DIRECTIONS FOR THIS TASK:
Begin with the first line below and retype each line exactly through the line containing "import plotly.graph_objects as go". Any pictures are to be left out.
## Begin
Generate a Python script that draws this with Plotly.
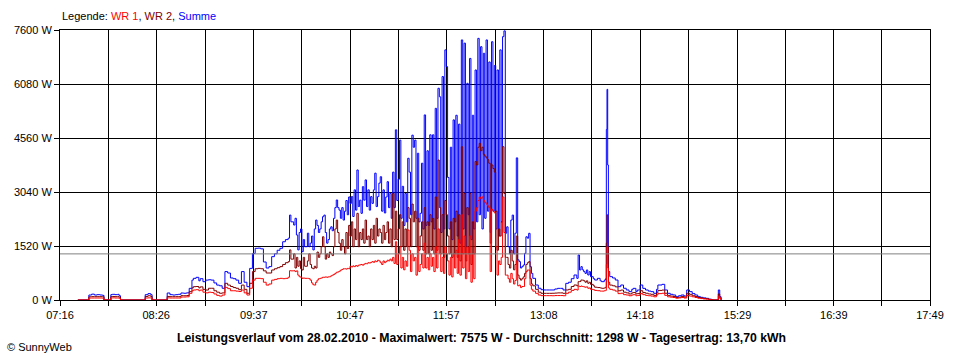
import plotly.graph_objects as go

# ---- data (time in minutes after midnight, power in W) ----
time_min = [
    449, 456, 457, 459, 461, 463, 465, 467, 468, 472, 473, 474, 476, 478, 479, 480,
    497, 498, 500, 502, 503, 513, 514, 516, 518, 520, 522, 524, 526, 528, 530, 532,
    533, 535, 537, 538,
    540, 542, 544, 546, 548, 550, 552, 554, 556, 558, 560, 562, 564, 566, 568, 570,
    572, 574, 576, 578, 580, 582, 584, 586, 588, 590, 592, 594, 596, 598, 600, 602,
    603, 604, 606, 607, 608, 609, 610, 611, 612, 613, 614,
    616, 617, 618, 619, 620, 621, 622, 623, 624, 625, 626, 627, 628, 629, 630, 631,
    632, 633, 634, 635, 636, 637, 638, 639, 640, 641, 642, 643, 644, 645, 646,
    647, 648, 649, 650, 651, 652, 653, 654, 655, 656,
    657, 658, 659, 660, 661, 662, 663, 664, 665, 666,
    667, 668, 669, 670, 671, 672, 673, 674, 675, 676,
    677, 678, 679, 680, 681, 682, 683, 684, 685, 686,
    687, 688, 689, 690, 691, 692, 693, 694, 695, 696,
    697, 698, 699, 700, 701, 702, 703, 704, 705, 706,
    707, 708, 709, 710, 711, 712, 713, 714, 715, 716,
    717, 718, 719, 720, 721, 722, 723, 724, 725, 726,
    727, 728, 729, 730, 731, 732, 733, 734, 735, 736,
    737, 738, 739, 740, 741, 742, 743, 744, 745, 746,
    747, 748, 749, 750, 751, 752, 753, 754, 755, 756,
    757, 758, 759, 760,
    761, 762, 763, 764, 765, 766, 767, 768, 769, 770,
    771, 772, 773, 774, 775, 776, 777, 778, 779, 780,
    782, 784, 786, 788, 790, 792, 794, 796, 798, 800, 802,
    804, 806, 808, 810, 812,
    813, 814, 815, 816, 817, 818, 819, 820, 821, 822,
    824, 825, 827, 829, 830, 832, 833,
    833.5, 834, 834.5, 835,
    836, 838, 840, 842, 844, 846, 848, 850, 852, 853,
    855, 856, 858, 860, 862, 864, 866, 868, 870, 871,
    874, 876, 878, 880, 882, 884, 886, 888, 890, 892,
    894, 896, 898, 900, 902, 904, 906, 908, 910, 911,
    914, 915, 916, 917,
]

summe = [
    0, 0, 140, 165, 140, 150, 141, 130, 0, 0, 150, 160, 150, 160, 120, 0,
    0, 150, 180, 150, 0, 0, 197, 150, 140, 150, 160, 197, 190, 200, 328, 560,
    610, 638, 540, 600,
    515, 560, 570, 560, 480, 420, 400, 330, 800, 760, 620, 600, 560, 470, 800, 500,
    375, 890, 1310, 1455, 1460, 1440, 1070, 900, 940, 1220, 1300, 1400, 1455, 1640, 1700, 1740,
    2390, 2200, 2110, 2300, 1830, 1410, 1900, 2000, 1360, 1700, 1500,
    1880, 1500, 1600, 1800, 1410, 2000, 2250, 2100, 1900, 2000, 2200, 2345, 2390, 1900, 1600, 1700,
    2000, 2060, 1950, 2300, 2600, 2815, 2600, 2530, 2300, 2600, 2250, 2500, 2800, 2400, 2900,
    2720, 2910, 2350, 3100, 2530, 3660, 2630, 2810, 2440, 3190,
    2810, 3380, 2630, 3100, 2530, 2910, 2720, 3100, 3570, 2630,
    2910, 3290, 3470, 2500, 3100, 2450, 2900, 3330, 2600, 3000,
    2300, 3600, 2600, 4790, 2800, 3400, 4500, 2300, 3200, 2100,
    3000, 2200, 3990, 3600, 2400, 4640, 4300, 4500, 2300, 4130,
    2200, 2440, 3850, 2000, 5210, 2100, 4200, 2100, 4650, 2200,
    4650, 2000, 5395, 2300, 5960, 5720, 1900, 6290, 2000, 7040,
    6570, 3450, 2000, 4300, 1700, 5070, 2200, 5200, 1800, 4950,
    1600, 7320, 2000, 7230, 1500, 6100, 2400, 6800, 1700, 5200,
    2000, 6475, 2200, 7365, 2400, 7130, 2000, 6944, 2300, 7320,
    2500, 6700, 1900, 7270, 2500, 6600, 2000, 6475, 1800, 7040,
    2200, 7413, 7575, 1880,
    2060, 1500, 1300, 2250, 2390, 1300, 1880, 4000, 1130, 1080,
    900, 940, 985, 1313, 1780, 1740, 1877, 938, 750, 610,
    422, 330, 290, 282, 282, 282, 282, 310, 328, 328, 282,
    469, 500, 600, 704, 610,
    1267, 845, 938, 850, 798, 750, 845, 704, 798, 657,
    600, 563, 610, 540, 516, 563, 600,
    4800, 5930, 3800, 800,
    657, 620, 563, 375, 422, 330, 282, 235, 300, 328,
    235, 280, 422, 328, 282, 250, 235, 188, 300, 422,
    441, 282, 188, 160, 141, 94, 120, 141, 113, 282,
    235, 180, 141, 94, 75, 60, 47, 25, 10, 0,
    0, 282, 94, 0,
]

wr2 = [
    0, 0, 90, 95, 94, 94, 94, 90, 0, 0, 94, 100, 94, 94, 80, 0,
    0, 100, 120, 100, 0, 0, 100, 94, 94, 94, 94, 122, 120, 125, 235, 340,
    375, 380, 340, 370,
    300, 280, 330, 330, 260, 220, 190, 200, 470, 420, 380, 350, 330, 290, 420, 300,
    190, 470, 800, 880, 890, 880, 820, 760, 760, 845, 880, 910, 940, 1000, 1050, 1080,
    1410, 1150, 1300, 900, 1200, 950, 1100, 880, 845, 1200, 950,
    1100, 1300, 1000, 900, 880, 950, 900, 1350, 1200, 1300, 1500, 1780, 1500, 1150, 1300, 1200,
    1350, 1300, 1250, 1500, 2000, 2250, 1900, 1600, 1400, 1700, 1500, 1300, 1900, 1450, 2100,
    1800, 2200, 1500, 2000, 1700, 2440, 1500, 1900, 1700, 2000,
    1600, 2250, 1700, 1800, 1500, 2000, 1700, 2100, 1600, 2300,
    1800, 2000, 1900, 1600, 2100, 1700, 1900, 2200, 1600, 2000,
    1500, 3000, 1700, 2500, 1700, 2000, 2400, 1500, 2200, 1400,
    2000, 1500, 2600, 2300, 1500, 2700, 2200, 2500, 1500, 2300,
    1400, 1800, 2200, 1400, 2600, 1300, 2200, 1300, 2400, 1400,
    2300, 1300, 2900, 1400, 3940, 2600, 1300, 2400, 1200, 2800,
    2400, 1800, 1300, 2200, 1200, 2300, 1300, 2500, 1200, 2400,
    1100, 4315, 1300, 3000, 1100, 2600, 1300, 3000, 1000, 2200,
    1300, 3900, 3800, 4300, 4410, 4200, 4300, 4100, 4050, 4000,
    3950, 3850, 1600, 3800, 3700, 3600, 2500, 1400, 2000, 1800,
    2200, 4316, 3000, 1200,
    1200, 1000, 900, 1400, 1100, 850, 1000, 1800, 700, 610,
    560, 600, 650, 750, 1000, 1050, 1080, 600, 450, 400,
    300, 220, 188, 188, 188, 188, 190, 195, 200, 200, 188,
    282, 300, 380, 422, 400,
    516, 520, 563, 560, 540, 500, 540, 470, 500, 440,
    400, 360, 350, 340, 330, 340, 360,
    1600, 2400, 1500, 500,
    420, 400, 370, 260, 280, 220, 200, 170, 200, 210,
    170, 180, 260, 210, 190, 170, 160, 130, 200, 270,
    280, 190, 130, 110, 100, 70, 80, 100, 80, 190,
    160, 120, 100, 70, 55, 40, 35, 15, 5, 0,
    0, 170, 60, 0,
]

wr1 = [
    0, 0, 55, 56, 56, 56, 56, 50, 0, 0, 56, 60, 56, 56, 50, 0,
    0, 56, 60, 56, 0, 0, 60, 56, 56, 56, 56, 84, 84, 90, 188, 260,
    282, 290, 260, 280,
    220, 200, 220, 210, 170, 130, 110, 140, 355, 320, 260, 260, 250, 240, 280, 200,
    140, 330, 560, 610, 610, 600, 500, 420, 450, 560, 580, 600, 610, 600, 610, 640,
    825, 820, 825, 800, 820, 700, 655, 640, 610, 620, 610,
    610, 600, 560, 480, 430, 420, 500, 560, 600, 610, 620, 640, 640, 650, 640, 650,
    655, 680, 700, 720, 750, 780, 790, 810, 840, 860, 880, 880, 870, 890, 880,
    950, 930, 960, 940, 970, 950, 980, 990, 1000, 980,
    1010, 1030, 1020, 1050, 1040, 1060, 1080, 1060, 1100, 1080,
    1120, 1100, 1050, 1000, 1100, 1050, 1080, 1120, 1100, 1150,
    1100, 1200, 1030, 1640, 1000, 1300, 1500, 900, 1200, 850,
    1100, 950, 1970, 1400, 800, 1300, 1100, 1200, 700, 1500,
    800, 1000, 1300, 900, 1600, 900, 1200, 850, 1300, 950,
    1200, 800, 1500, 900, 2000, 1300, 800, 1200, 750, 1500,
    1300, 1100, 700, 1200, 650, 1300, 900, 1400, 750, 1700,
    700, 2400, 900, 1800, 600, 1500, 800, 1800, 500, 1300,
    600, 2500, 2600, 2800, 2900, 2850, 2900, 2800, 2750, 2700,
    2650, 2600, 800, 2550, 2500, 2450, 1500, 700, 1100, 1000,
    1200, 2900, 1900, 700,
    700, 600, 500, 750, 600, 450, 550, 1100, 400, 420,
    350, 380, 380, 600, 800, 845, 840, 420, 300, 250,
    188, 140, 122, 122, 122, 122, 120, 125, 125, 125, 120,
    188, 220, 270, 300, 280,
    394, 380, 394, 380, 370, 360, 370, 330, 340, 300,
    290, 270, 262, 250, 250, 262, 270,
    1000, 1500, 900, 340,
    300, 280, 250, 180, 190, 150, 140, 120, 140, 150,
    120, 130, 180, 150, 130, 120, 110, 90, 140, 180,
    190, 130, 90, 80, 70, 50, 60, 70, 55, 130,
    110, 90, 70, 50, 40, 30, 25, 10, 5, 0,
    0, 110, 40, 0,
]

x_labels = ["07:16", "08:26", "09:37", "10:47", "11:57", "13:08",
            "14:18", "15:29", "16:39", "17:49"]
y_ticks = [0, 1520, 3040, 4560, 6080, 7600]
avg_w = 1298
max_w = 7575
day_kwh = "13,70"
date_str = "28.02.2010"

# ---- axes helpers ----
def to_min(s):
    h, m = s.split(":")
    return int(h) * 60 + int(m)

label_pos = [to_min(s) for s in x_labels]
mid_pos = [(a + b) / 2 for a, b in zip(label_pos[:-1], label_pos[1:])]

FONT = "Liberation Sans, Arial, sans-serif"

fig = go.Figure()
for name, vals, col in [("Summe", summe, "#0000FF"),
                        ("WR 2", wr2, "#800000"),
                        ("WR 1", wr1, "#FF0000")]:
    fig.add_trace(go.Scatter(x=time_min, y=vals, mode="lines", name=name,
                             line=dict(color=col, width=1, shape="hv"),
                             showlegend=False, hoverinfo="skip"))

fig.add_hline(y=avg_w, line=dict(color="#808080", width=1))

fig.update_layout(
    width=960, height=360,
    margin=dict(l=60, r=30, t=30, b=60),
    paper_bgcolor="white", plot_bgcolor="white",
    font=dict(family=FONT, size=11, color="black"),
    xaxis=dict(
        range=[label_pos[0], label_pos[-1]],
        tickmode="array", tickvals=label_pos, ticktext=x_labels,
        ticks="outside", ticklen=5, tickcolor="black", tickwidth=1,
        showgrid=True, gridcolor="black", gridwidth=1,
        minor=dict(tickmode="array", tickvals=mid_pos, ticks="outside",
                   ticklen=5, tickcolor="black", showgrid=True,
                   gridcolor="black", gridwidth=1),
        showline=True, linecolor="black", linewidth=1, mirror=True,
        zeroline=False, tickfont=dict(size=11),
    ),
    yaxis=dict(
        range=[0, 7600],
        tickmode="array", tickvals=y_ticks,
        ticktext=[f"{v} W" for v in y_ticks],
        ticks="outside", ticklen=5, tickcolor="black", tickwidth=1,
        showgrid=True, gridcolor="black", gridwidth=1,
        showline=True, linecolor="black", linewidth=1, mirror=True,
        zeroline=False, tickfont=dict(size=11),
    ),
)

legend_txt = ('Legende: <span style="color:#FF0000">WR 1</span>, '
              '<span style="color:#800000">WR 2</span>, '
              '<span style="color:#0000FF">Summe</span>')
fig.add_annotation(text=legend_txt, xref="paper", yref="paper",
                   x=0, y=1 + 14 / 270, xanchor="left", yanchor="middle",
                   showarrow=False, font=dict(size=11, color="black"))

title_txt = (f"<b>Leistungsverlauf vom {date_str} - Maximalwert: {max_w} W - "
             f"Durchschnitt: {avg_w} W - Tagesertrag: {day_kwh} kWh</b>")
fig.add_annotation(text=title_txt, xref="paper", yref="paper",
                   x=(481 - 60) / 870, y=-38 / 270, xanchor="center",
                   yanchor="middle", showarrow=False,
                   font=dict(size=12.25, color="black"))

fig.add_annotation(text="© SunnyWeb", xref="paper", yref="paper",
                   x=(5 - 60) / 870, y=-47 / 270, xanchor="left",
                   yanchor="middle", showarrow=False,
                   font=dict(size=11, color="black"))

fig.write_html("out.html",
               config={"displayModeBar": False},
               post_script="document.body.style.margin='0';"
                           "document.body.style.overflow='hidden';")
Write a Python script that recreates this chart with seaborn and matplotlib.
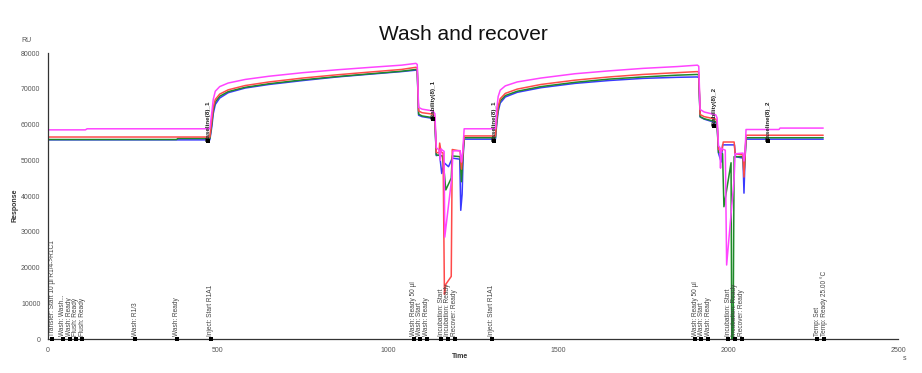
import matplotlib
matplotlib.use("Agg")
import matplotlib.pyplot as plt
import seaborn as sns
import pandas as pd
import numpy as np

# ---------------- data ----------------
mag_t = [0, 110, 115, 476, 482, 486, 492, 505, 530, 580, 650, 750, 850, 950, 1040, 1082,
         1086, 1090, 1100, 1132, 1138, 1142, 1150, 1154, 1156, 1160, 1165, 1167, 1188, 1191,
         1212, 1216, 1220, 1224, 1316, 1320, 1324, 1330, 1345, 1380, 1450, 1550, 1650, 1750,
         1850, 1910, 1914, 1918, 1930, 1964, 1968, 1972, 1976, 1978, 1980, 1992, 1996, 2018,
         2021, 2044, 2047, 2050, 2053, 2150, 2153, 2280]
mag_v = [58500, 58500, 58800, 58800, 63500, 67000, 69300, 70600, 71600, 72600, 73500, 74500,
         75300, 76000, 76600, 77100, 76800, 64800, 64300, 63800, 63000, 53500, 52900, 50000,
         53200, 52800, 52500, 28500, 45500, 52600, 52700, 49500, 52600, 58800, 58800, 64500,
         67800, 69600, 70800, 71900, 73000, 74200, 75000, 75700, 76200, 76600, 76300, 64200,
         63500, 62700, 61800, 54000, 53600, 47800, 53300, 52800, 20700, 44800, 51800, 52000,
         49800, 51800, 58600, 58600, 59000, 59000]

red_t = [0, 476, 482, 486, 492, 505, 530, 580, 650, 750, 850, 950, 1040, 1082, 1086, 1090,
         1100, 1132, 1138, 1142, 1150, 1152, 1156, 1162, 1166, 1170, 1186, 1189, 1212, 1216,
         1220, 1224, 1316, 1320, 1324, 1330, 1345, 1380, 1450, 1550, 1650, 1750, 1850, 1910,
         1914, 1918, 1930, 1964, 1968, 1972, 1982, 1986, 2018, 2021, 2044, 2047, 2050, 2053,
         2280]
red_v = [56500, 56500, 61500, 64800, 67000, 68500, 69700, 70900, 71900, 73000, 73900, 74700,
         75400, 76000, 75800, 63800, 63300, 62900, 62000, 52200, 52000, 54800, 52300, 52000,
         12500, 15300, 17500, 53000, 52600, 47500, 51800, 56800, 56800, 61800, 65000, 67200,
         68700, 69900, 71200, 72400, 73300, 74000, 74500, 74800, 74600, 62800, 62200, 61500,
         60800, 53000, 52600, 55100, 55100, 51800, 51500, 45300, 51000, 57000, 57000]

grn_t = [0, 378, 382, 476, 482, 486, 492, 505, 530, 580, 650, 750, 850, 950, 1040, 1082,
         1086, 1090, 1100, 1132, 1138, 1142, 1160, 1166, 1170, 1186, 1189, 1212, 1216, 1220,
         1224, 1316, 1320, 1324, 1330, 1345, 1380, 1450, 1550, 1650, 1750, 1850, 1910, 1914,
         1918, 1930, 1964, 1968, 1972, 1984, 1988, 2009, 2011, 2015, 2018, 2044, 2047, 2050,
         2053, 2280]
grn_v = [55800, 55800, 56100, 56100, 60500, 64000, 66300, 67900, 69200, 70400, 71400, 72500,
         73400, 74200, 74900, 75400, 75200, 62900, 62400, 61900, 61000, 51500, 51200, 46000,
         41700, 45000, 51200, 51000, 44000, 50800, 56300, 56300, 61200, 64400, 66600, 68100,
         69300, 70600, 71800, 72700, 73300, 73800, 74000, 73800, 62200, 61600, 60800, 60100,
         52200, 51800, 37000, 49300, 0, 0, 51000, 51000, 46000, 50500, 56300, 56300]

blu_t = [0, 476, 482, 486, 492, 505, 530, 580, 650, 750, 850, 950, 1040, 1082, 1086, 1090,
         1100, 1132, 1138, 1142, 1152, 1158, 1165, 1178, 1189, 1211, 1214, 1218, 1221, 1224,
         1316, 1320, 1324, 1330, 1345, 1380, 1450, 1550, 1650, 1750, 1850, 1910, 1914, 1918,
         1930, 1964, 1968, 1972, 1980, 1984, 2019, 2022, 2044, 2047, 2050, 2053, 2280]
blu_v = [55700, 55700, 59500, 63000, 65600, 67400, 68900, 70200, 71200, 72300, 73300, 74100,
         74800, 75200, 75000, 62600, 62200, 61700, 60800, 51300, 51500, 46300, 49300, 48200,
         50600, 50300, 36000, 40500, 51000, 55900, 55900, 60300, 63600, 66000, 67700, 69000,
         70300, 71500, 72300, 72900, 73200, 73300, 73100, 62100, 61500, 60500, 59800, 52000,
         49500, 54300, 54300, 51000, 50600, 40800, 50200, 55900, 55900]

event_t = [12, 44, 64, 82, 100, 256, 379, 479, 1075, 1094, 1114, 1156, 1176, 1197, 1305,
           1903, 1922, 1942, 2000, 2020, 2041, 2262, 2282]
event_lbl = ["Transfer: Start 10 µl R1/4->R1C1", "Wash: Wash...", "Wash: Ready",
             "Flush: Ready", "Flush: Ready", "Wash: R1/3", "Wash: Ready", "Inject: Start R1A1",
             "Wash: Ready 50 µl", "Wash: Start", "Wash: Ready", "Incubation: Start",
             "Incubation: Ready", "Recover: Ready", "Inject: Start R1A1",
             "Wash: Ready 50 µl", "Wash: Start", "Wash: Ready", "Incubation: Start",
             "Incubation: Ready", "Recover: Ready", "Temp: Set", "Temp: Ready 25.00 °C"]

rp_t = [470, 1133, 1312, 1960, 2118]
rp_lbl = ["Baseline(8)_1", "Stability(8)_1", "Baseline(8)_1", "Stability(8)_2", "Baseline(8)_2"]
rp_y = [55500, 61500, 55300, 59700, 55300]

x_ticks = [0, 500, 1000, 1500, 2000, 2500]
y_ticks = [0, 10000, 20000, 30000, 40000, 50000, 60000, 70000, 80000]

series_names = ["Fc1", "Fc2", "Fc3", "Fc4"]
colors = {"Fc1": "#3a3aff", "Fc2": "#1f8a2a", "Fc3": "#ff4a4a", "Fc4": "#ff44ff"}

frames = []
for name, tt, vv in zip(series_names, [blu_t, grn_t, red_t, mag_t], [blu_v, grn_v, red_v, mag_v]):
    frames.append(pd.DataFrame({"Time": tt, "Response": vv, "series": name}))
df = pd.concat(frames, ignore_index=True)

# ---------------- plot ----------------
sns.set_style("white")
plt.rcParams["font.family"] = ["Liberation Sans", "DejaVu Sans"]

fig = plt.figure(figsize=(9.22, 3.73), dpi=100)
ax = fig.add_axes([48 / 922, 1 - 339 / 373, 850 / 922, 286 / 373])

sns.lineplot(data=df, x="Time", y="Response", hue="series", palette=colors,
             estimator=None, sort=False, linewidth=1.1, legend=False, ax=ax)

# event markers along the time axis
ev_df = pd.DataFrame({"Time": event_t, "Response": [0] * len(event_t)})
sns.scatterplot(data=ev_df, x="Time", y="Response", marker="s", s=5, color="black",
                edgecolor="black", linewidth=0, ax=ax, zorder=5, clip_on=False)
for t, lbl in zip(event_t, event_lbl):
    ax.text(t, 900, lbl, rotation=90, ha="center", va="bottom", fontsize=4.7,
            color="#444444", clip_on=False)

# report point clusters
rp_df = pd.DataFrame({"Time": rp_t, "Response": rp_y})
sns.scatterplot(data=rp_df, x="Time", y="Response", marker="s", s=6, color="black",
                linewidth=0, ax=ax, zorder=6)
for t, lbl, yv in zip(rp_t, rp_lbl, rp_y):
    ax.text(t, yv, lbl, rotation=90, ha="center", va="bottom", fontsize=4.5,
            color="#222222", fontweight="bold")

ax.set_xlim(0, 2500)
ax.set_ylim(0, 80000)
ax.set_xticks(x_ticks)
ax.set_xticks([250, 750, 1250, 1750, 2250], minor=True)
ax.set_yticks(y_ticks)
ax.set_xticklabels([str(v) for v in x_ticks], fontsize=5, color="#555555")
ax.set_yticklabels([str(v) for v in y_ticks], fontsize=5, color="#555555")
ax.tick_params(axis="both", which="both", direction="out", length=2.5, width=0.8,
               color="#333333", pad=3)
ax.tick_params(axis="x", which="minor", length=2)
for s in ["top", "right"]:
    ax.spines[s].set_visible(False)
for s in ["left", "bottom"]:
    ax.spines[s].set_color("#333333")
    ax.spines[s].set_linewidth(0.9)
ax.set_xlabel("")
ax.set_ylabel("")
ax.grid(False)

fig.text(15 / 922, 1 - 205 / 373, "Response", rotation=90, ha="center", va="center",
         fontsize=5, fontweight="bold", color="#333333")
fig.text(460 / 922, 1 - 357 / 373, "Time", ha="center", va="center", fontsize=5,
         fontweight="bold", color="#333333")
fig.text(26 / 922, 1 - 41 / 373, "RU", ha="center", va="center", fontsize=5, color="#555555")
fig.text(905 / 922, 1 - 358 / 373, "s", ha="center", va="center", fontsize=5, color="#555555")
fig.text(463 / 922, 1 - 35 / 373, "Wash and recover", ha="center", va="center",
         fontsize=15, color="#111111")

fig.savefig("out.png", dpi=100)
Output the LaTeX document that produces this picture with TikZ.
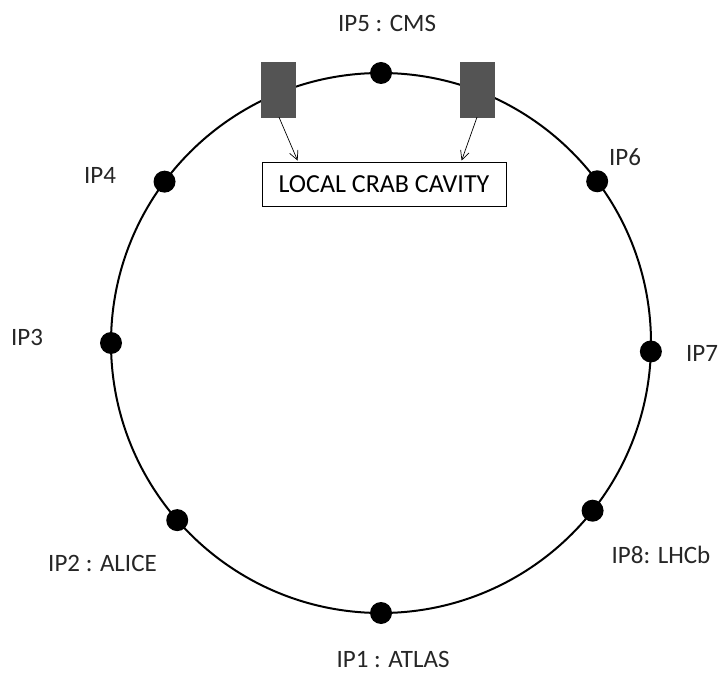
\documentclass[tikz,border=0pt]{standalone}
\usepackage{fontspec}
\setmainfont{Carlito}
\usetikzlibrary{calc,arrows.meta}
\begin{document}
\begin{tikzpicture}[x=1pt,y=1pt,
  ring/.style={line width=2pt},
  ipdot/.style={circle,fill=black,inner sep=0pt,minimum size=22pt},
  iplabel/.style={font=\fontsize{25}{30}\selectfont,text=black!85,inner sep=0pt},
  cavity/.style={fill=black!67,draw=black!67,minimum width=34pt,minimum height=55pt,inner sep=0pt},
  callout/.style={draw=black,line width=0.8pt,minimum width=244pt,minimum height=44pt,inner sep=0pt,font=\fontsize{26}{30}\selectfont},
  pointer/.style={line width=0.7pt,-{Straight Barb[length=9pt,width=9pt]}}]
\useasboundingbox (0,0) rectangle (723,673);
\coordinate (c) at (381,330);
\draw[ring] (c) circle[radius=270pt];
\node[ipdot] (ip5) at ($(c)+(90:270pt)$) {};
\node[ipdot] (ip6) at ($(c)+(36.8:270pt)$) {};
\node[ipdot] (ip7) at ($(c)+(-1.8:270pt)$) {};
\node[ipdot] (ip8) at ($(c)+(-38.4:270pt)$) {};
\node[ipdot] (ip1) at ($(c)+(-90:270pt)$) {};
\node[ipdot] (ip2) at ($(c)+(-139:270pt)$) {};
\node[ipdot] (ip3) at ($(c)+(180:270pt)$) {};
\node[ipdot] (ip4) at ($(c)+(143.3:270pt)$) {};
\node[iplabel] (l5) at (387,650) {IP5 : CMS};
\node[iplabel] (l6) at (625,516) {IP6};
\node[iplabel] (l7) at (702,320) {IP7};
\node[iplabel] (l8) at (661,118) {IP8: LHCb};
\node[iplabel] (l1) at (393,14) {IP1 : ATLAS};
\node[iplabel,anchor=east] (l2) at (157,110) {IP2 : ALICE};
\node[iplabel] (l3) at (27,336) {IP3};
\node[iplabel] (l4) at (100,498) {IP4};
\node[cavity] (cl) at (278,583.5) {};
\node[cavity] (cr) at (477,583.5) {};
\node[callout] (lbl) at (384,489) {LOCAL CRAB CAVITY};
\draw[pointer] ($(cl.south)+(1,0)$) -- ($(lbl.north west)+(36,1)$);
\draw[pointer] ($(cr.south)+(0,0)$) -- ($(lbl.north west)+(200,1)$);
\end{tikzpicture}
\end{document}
## End
RESPONSE BELOW:
Generate a Python script that draws this with Plotly.
import plotly.graph_objects as go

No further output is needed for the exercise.